━━━ Information shown ━━━

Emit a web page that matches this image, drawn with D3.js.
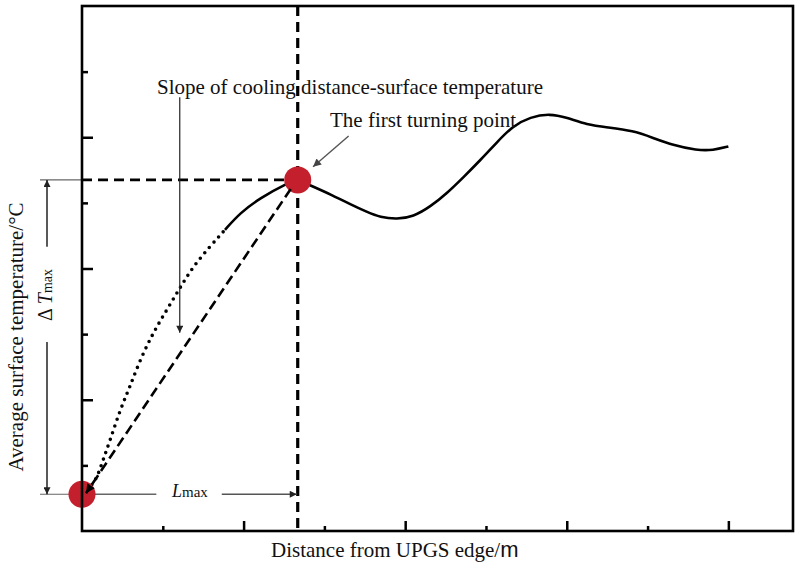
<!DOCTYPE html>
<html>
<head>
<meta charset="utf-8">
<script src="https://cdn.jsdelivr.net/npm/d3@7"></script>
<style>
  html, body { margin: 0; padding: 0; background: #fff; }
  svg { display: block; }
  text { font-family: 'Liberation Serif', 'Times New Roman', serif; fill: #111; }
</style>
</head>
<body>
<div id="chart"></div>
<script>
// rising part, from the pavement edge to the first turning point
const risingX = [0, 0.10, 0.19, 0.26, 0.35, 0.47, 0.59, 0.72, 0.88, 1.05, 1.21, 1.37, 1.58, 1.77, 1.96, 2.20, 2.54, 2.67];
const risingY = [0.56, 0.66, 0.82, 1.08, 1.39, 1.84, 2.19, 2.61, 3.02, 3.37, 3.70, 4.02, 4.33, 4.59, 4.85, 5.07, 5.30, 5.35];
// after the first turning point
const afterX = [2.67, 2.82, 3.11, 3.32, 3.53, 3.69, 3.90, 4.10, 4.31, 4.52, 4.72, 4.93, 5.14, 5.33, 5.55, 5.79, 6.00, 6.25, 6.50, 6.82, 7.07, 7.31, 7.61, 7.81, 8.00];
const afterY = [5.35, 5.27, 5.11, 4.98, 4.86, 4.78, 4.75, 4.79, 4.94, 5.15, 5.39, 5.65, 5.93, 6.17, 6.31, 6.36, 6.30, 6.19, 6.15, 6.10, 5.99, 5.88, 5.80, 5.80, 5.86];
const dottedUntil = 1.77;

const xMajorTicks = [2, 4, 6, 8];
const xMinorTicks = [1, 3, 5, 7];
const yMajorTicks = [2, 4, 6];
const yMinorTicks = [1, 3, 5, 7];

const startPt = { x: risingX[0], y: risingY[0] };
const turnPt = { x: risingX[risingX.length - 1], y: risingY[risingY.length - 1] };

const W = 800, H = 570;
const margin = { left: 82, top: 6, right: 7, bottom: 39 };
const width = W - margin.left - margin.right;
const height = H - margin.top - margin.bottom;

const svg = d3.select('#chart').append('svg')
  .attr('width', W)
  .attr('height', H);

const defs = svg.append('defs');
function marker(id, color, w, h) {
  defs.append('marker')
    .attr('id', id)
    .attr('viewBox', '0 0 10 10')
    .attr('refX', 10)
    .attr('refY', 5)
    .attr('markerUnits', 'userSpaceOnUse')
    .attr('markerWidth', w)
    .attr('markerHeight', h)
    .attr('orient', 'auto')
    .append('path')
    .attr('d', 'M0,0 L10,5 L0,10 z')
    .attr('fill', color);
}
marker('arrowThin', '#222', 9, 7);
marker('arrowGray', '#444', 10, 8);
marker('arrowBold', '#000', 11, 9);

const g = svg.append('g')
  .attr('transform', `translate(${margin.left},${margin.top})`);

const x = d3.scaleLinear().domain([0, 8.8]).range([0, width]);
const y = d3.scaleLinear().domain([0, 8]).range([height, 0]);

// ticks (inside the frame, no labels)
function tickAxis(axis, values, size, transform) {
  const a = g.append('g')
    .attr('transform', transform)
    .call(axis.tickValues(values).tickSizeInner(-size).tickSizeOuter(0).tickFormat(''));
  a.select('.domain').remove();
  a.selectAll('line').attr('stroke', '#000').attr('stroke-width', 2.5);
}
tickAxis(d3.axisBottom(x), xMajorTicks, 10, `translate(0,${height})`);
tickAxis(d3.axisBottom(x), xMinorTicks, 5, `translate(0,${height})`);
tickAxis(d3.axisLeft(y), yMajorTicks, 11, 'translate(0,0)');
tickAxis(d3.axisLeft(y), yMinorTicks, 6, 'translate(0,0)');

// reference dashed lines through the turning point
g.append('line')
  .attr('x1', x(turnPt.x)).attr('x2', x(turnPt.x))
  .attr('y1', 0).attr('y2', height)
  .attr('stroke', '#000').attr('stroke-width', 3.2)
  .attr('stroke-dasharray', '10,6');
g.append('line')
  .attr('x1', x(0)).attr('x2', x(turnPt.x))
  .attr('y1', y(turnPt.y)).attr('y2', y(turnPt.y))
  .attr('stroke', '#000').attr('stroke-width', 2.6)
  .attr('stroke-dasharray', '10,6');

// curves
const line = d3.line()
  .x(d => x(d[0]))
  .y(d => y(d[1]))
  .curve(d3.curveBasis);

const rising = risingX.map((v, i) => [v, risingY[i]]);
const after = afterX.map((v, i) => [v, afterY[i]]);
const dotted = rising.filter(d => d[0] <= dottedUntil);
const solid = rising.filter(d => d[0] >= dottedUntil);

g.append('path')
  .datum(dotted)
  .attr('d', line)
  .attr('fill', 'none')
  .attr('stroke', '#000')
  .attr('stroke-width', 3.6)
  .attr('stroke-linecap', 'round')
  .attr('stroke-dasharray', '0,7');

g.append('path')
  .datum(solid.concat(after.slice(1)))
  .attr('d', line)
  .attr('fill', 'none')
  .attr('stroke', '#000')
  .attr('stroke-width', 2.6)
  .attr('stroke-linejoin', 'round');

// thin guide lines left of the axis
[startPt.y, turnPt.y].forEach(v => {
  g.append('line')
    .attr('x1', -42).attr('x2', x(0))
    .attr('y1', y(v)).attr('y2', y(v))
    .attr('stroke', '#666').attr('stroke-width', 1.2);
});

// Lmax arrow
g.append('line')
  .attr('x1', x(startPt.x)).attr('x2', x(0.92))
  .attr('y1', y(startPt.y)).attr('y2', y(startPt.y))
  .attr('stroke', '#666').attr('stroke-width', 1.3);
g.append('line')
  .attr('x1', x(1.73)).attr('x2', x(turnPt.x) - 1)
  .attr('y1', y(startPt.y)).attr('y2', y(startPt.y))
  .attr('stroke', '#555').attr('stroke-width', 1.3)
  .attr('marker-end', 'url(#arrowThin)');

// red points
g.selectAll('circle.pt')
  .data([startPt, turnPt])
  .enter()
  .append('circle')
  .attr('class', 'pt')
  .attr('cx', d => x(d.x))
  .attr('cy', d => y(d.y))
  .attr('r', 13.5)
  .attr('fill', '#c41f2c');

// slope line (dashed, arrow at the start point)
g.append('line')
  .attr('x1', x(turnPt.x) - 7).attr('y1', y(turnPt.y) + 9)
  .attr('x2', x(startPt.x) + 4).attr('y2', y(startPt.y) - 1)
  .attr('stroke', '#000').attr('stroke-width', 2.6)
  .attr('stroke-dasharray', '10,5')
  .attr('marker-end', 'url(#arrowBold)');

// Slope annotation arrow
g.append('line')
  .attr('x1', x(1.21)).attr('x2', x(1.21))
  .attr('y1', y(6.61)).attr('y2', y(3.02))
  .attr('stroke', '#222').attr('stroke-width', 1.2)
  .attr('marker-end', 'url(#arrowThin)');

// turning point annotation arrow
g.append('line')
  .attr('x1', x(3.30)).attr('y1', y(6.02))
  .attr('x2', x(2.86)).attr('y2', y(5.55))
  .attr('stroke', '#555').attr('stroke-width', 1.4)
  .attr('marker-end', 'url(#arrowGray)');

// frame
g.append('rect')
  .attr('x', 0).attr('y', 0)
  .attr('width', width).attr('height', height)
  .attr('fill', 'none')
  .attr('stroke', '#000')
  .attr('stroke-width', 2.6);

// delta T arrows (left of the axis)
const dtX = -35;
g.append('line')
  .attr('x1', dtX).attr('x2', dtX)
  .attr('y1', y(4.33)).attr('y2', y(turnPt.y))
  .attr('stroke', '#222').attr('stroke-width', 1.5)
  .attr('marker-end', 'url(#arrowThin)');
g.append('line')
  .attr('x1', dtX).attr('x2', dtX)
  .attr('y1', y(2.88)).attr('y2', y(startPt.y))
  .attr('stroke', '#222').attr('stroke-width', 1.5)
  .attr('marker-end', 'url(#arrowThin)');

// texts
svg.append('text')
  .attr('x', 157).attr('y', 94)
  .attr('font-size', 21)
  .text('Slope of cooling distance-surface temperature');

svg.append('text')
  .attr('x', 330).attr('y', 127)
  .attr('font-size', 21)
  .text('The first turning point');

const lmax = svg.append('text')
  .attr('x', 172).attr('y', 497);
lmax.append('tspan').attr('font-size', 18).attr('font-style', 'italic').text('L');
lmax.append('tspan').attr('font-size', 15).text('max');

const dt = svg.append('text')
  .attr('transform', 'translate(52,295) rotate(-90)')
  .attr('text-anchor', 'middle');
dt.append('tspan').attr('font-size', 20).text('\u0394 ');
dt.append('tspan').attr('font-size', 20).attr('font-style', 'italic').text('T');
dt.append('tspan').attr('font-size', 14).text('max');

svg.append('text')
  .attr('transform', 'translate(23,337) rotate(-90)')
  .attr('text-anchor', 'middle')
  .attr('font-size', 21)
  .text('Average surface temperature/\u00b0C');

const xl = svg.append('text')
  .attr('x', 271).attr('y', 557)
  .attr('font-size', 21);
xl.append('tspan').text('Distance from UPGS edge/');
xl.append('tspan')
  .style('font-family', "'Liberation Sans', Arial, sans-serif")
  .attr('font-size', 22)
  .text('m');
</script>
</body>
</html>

━━━

Task requirements -> Reproduce the material above from its first line through the line containing "const yMinorTicks = [1, 3, 5, 7];", both ends included, and skip every picture.

Response to the exercise ->
Emit a web page that matches this image, drawn with D3.js.
<!DOCTYPE html>
<html>
<head>
<meta charset="utf-8">
<script src="https://cdn.jsdelivr.net/npm/d3@7"></script>
<style>
  html, body { margin: 0; padding: 0; background: #fff; }
  svg { display: block; }
  text { font-family: 'Liberation Serif', 'Times New Roman', serif; fill: #111; }
</style>
</head>
<body>
<div id="chart"></div>
<script>
// rising part, from the pavement edge to the first turning point
const risingX = [0, 0.10, 0.19, 0.26, 0.35, 0.47, 0.59, 0.72, 0.88, 1.05, 1.21, 1.37, 1.58, 1.77, 1.96, 2.20, 2.54, 2.67];
const risingY = [0.56, 0.66, 0.82, 1.08, 1.39, 1.84, 2.19, 2.61, 3.02, 3.37, 3.70, 4.02, 4.33, 4.59, 4.85, 5.07, 5.30, 5.35];
// after the first turning point
const afterX = [2.67, 2.82, 3.11, 3.32, 3.53, 3.69, 3.90, 4.10, 4.31, 4.52, 4.72, 4.93, 5.14, 5.33, 5.55, 5.79, 6.00, 6.25, 6.50, 6.82, 7.07, 7.31, 7.61, 7.81, 8.00];
const afterY = [5.35, 5.27, 5.11, 4.98, 4.86, 4.78, 4.75, 4.79, 4.94, 5.15, 5.39, 5.65, 5.93, 6.17, 6.31, 6.36, 6.30, 6.19, 6.15, 6.10, 5.99, 5.88, 5.80, 5.80, 5.86];
const dottedUntil = 1.77;

const xMajorTicks = [2, 4, 6, 8];
const xMinorTicks = [1, 3, 5, 7];
const yMajorTicks = [2, 4, 6];
const yMinorTicks = [1, 3, 5, 7];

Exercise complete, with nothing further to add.